EXERCISE DESCRIPTION: Transcribe all of the material exactly. Any picture in it should be left out.

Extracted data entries
-- start --

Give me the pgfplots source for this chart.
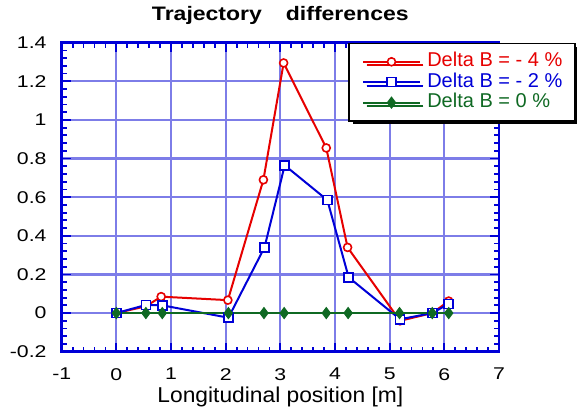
\documentclass[border=0pt]{standalone}
\usepackage{pgfplots}
\pgfplotsset{compat=1.18}
\usetikzlibrary{shadows}
\usepackage{fontspec}
\setmainfont{Liberation Sans}
\newfontfamily\tickfont[FakeStretch=1.25]{Liberation Sans}
\newfontfamily\titlefont[FakeStretch=1.18]{Liberation Sans}
\newfontfamily\labelfont[FakeStretch=1.06]{Liberation Sans}

\definecolor{cred}{RGB}{230,0,0}
\definecolor{cblue}{RGB}{0,0,215}
\definecolor{cgreen}{RGB}{15,105,35}
\definecolor{cgrid}{RGB}{125,125,232}

\begin{document}
\begin{tikzpicture}
\path[use as bounding box] (-61.7bp,-59.3bp) rectangle (515.3bp,351.7bp);
\begin{axis}[
    scale only axis, width=437.3bp, height=309bp,
    xmin=-1, xmax=7, ymin=-0.2, ymax=1.4,
    xtick={-1,0,1,2,3,4,5,6,7},
    ytick={-0.2,0,0.2,0.4,0.6,0.8,1,1.2,1.4},
    minor x tick num=4, minor y tick num=4,
    grid=major,
    major grid style={cgrid, line width=2.2bp},
    axis line style={cblue, line width=2.6bp},
    every tick/.style={cblue, line width=1.8bp},
    major tick length=9bp, minor tick length=5bp,
    tick align=inside,
    /pgf/number format/assume math mode=true,
    ticklabel style={font=\tickfont\fontsize{17bp}{17bp}\selectfont, inner sep=0pt},
    yticklabel style={anchor=east, xshift=-15bp},
    xticklabel style={anchor=north, yshift=-16.3bp},
    title={\titlefont\bfseries Trajectory\hspace{24bp}differences},
    title style={font=\fontsize{19.5bp}{19.5bp}\selectfont, at={(0.5,1)}, anchor=base, yshift=16bp, inner sep=0pt},
    xlabel={Longitudinal position [m]},
    xlabel style={font=\labelfont\fontsize{21.5bp}{21.5bp}\selectfont, at={(0.5,0)}, anchor=base, yshift=-50.5bp, inner sep=0pt},
    legend cell align=left,
    legend image code/.code={\draw[mark repeat=2, mark phase=2] plot coordinates {(0bp,0bp) (28.3bp,0bp) (56.6bp,0bp)};},
    legend style={at={(0.6554,1)}, anchor=north west, draw=black, line width=1.8bp, fill=white,
        inner xsep=13bp, inner ysep=8.5bp, row sep=1bp,
        font=\fontsize{20bp}{20bp}\selectfont,
        nodes={inner sep=0pt, text height=14.8bp, text depth=4.6bp},
        /tikz/every odd column/.append style={column sep=6.5bp},
        drop shadow={shadow xshift=3.5bp, shadow yshift=-3.5bp, fill=black, opacity=1}},
]
\addplot[cred, line width=2bp, mark=*, mark size=4bp, mark options={fill=white, line width=1.6bp}]
    coordinates {(0,0) (0.54,0.035) (0.82,0.085) (2.04,0.067) (2.69,0.69) (3.06,1.295) (3.84,0.855) (4.23,0.34) (5.19,-0.04) (5.78,0) (6.08,0.062)};
\addplot[cblue, line width=2bp, mark=square*, mark size=4.5bp, mark options={fill=white, line width=1.6bp}]
    coordinates {(0,0) (0.54,0.042) (0.84,0.04) (2.05,-0.024) (2.71,0.34) (3.08,0.765) (3.86,0.585) (4.25,0.185) (5.19,-0.032) (5.78,0) (6.08,0.048)};
\addplot[cgreen, line width=2bp, mark=diamond*, mark size=5.5bp, mark options={fill=cgreen, line width=1bp}]
    coordinates {(0,0) (0.54,0) (0.84,0) (2.05,0) (2.7,0) (3.07,0) (3.84,0) (4.24,0) (5.18,0) (5.78,0) (6.08,0)};
\legend{{\color{cred}Delta B = - 4 \%}, {\color{cblue}Delta B = - 2 \%}, {\color{cgreen}Delta B = 0 \%}}
\end{axis}
\end{tikzpicture}
\end{document}
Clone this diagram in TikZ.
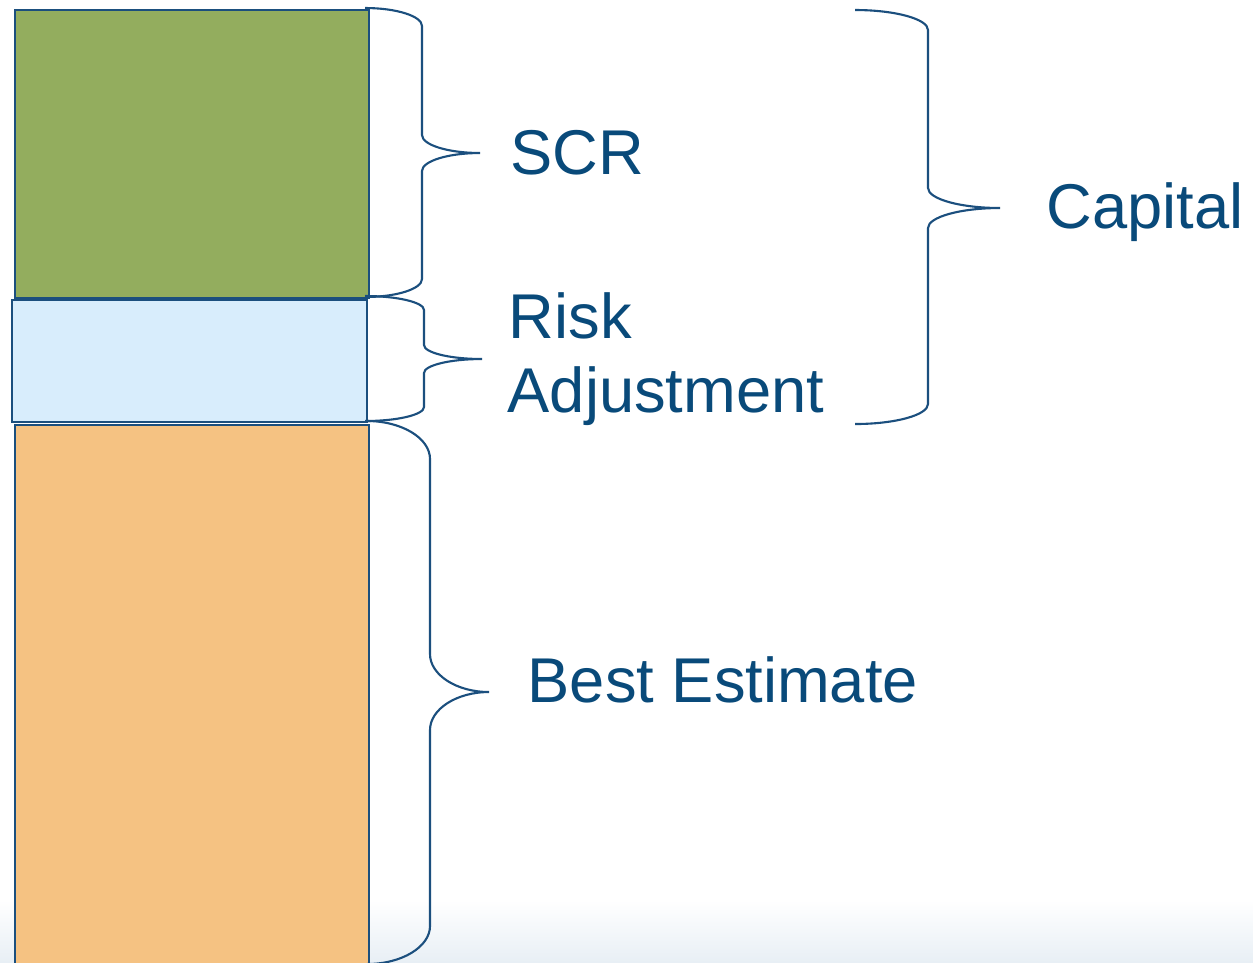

-- end --

OUTPUT BELOW:
Give me the pgfplots source for this chart.
\documentclass[border=0pt]{standalone}
\usepackage{pgfplots}
\pgfplotsset{compat=1.18}
\usetikzlibrary{shadows}
\usepackage{fontspec}
\setmainfont{Liberation Sans}
\newfontfamily\tickfont[FakeStretch=1.25]{Liberation Sans}
\newfontfamily\titlefont[FakeStretch=1.18]{Liberation Sans}
\newfontfamily\labelfont[FakeStretch=1.06]{Liberation Sans}

\definecolor{cred}{RGB}{230,0,0}
\definecolor{cblue}{RGB}{0,0,215}
\definecolor{cgreen}{RGB}{15,105,35}
\definecolor{cgrid}{RGB}{125,125,232}

\begin{document}
\begin{tikzpicture}
\path[use as bounding box] (-61.7bp,-59.3bp) rectangle (515.3bp,351.7bp);
\begin{axis}[
    scale only axis, width=437.3bp, height=309bp,
    xmin=-1, xmax=7, ymin=-0.2, ymax=1.4,
    xtick={-1,0,1,2,3,4,5,6,7},
    ytick={-0.2,0,0.2,0.4,0.6,0.8,1,1.2,1.4},
    minor x tick num=4, minor y tick num=4,
    grid=major,
    major grid style={cgrid, line width=2.2bp},
    axis line style={cblue, line width=2.6bp},
    every tick/.style={cblue, line width=1.8bp},
    major tick length=9bp, minor tick length=5bp,
    tick align=inside,
    /pgf/number format/assume math mode=true,
    ticklabel style={font=\tickfont\fontsize{17bp}{17bp}\selectfont, inner sep=0pt},
    yticklabel style={anchor=east, xshift=-15bp},
    xticklabel style={anchor=north, yshift=-16.3bp},
    title={\titlefont\bfseries Trajectory\hspace{24bp}differences},
    title style={font=\fontsize{19.5bp}{19.5bp}\selectfont, at={(0.5,1)}, anchor=base, yshift=16bp, inner sep=0pt},
    xlabel={Longitudinal position [m]},
    xlabel style={font=\labelfont\fontsize{21.5bp}{21.5bp}\selectfont, at={(0.5,0)}, anchor=base, yshift=-50.5bp, inner sep=0pt},
    legend cell align=left,
    legend image code/.code={\draw[mark repeat=2, mark phase=2] plot coordinates {(0bp,0bp) (28.3bp,0bp) (56.6bp,0bp)};},
    legend style={at={(0.6554,1)}, anchor=north west, draw=black, line width=1.8bp, fill=white,
        inner xsep=13bp, inner ysep=8.5bp, row sep=1bp,
        font=\fontsize{20bp}{20bp}\selectfont,
        nodes={inner sep=0pt, text height=14.8bp, text depth=4.6bp},
        /tikz/every odd column/.append style={column sep=6.5bp},
        drop shadow={shadow xshift=3.5bp, shadow yshift=-3.5bp, fill=black, opacity=1}},
]
\addplot[cred, line width=2bp, mark=*, mark size=4bp, mark options={fill=white, line width=1.6bp}]
    coordinates {(0,0) (0.54,0.035) (0.82,0.085) (2.04,0.067) (2.69,0.69) (3.06,1.295) (3.84,0.855) (4.23,0.34) (5.19,-0.04) (5.78,0) (6.08,0.062)};
\addplot[cblue, line width=2bp, mark=square*, mark size=4.5bp, mark options={fill=white, line width=1.6bp}]
    coordinates {(0,0) (0.54,0.042) (0.84,0.04) (2.05,-0.024) (2.71,0.34) (3.08,0.765) (3.86,0.585) (4.25,0.185) (5.19,-0.032) (5.78,0) (6.08,0.048)};
\addplot[cgreen, line width=2bp, mark=diamond*, mark size=5.5bp, mark options={fill=cgreen, line width=1bp}]
    coordinates {(0,0) (0.54,0) (0.84,0) (2.05,0) (2.7,0) (3.07,0) (3.84,0) (4.24,0) (5.18,0) (5.78,0) (6.08,0)};
\legend{{\color{cred}Delta B = - 4 \%}, {\color{cblue}Delta B = - 2 \%}, {\color{cgreen}Delta B = 0 \%}}
\end{axis}
\end{tikzpicture}
\end{document}
Clone this diagram in TikZ.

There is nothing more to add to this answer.